- **DATA EXTRACT**
————————

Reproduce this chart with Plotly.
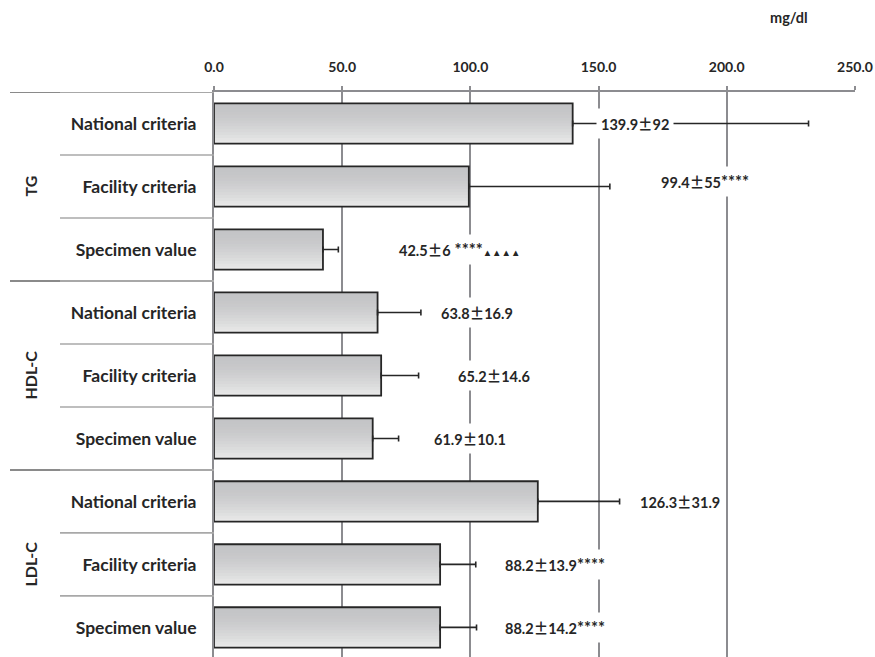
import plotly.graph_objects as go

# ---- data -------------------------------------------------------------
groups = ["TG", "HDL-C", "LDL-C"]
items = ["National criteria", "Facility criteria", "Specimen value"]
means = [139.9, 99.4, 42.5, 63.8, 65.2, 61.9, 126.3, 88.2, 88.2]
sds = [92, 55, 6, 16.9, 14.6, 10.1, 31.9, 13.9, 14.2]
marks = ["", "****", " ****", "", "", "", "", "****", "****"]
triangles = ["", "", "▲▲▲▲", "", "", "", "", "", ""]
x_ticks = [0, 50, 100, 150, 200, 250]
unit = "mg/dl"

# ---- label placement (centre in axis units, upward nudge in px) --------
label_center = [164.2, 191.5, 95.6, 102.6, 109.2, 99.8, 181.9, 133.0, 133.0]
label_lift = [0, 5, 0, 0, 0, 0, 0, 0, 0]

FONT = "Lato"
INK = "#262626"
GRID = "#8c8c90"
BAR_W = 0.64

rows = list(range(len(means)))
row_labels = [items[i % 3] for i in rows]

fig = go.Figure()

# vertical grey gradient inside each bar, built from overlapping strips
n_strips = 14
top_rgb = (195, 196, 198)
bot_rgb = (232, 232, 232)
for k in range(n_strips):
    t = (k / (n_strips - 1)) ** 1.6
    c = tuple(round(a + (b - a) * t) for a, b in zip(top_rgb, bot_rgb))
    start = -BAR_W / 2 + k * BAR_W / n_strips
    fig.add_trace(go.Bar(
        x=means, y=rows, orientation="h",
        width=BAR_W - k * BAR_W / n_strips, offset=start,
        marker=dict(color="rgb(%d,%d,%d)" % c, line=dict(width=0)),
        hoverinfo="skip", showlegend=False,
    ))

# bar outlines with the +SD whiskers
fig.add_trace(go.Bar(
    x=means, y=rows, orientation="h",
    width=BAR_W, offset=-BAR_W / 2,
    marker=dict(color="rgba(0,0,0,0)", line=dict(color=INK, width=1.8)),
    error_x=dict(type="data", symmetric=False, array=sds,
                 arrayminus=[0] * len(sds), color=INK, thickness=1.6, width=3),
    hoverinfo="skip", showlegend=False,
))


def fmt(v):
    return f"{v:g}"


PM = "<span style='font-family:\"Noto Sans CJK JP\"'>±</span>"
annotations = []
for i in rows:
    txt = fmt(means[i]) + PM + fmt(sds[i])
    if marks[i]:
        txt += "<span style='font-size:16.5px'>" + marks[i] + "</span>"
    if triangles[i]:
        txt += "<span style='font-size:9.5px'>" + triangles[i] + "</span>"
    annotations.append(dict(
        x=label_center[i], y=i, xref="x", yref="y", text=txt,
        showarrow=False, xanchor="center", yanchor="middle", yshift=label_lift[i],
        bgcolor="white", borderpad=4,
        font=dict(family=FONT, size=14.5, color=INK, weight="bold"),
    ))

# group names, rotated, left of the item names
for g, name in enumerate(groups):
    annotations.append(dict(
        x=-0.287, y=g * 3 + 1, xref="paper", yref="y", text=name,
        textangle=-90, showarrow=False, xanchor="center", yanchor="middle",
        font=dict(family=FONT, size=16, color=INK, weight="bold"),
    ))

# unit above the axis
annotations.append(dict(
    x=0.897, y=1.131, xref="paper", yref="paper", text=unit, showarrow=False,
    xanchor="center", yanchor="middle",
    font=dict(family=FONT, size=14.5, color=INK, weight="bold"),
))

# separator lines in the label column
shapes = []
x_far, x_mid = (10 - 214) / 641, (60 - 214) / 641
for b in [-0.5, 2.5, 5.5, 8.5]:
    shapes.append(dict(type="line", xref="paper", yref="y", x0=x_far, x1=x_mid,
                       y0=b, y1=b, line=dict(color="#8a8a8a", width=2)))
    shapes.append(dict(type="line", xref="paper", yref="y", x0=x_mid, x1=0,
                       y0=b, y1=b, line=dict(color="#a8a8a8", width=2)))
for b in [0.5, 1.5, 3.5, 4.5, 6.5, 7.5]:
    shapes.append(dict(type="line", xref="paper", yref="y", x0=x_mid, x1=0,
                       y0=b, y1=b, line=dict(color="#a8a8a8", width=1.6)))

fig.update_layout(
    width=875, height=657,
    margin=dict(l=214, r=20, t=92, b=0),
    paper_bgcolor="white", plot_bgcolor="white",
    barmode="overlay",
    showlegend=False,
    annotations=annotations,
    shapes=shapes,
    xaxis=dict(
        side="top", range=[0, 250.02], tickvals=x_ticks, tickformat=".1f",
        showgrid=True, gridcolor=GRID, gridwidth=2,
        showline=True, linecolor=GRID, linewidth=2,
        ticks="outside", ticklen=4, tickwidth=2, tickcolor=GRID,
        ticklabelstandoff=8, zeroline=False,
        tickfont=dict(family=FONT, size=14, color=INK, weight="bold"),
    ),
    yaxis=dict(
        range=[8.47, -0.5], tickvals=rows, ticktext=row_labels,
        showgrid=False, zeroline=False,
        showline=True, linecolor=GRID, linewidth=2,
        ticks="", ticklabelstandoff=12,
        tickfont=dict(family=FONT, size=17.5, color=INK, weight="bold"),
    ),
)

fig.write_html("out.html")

————————

- **EXERCISE DESCRIPTION**
Produce an exact copy of each line of data, skipping embedded images.

- **OUTPUT BELOW**
Reproduce this chart with Plotly.
import plotly.graph_objects as go

# ---- data -------------------------------------------------------------
groups = ["TG", "HDL-C", "LDL-C"]
items = ["National criteria", "Facility criteria", "Specimen value"]
means = [139.9, 99.4, 42.5, 63.8, 65.2, 61.9, 126.3, 88.2, 88.2]
sds = [92, 55, 6, 16.9, 14.6, 10.1, 31.9, 13.9, 14.2]
marks = ["", "****", " ****", "", "", "", "", "****", "****"]
triangles = ["", "", "▲▲▲▲", "", "", "", "", "", ""]
x_ticks = [0, 50, 100, 150, 200, 250]
unit = "mg/dl"

# ---- label placement (centre in axis units, upward nudge in px) --------
label_center = [164.2, 191.5, 95.6, 102.6, 109.2, 99.8, 181.9, 133.0, 133.0]
label_lift = [0, 5, 0, 0, 0, 0, 0, 0, 0]

FONT = "Lato"
INK = "#262626"
GRID = "#8c8c90"
BAR_W = 0.64

rows = list(range(len(means)))
row_labels = [items[i % 3] for i in rows]

fig = go.Figure()

# vertical grey gradient inside each bar, built from overlapping strips
n_strips = 14
top_rgb = (195, 196, 198)
bot_rgb = (232, 232, 232)
for k in range(n_strips):
    t = (k / (n_strips - 1)) ** 1.6
    c = tuple(round(a + (b - a) * t) for a, b in zip(top_rgb, bot_rgb))
    start = -BAR_W / 2 + k * BAR_W / n_strips
    fig.add_trace(go.Bar(
        x=means, y=rows, orientation="h",
        width=BAR_W - k * BAR_W / n_strips, offset=start,
        marker=dict(color="rgb(%d,%d,%d)" % c, line=dict(width=0)),
        hoverinfo="skip", showlegend=False,
    ))

# bar outlines with the +SD whiskers
fig.add_trace(go.Bar(
    x=means, y=rows, orientation="h",
    width=BAR_W, offset=-BAR_W / 2,
    marker=dict(color="rgba(0,0,0,0)", line=dict(color=INK, width=1.8)),
    error_x=dict(type="data", symmetric=False, array=sds,
                 arrayminus=[0] * len(sds), color=INK, thickness=1.6, width=3),
    hoverinfo="skip", showlegend=False,
))


def fmt(v):
    return f"{v:g}"


PM = "<span style='font-family:\"Noto Sans CJK JP\"'>±</span>"
annotations = []
for i in rows:
    txt = fmt(means[i]) + PM + fmt(sds[i])
    if marks[i]:
        txt += "<span style='font-size:16.5px'>" + marks[i] + "</span>"
    if triangles[i]:
        txt += "<span style='font-size:9.5px'>" + triangles[i] + "</span>"
    annotations.append(dict(
        x=label_center[i], y=i, xref="x", yref="y", text=txt,
        showarrow=False, xanchor="center", yanchor="middle", yshift=label_lift[i],
        bgcolor="white", borderpad=4,
        font=dict(family=FONT, size=14.5, color=INK, weight="bold"),
    ))

# group names, rotated, left of the item names
for g, name in enumerate(groups):
    annotations.append(dict(
        x=-0.287, y=g * 3 + 1, xref="paper", yref="y", text=name,
        textangle=-90, showarrow=False, xanchor="center", yanchor="middle",
        font=dict(family=FONT, size=16, color=INK, weight="bold"),
    ))

# unit above the axis
annotations.append(dict(
    x=0.897, y=1.131, xref="paper", yref="paper", text=unit, showarrow=False,
    xanchor="center", yanchor="middle",
    font=dict(family=FONT, size=14.5, color=INK, weight="bold"),
))

# separator lines in the label column
shapes = []
x_far, x_mid = (10 - 214) / 641, (60 - 214) / 641
for b in [-0.5, 2.5, 5.5, 8.5]:
    shapes.append(dict(type="line", xref="paper", yref="y", x0=x_far, x1=x_mid,
                       y0=b, y1=b, line=dict(color="#8a8a8a", width=2)))
    shapes.append(dict(type="line", xref="paper", yref="y", x0=x_mid, x1=0,
                       y0=b, y1=b, line=dict(color="#a8a8a8", width=2)))
for b in [0.5, 1.5, 3.5, 4.5, 6.5, 7.5]:
    shapes.append(dict(type="line", xref="paper", yref="y", x0=x_mid, x1=0,
                       y0=b, y1=b, line=dict(color="#a8a8a8", width=1.6)))

fig.update_layout(
    width=875, height=657,
    margin=dict(l=214, r=20, t=92, b=0),
    paper_bgcolor="white", plot_bgcolor="white",
    barmode="overlay",
    showlegend=False,
    annotations=annotations,
    shapes=shapes,
    xaxis=dict(
        side="top", range=[0, 250.02], tickvals=x_ticks, tickformat=".1f",
        showgrid=True, gridcolor=GRID, gridwidth=2,
        showline=True, linecolor=GRID, linewidth=2,
        ticks="outside", ticklen=4, tickwidth=2, tickcolor=GRID,
        ticklabelstandoff=8, zeroline=False,
        tickfont=dict(family=FONT, size=14, color=INK, weight="bold"),
    ),
    yaxis=dict(
        range=[8.47, -0.5], tickvals=rows, ticktext=row_labels,
        showgrid=False, zeroline=False,
        showline=True, linecolor=GRID, linewidth=2,
        ticks="", ticklabelstandoff=12,
        tickfont=dict(family=FONT, size=17.5, color=INK, weight="bold"),
    ),
)

fig.write_html("out.html")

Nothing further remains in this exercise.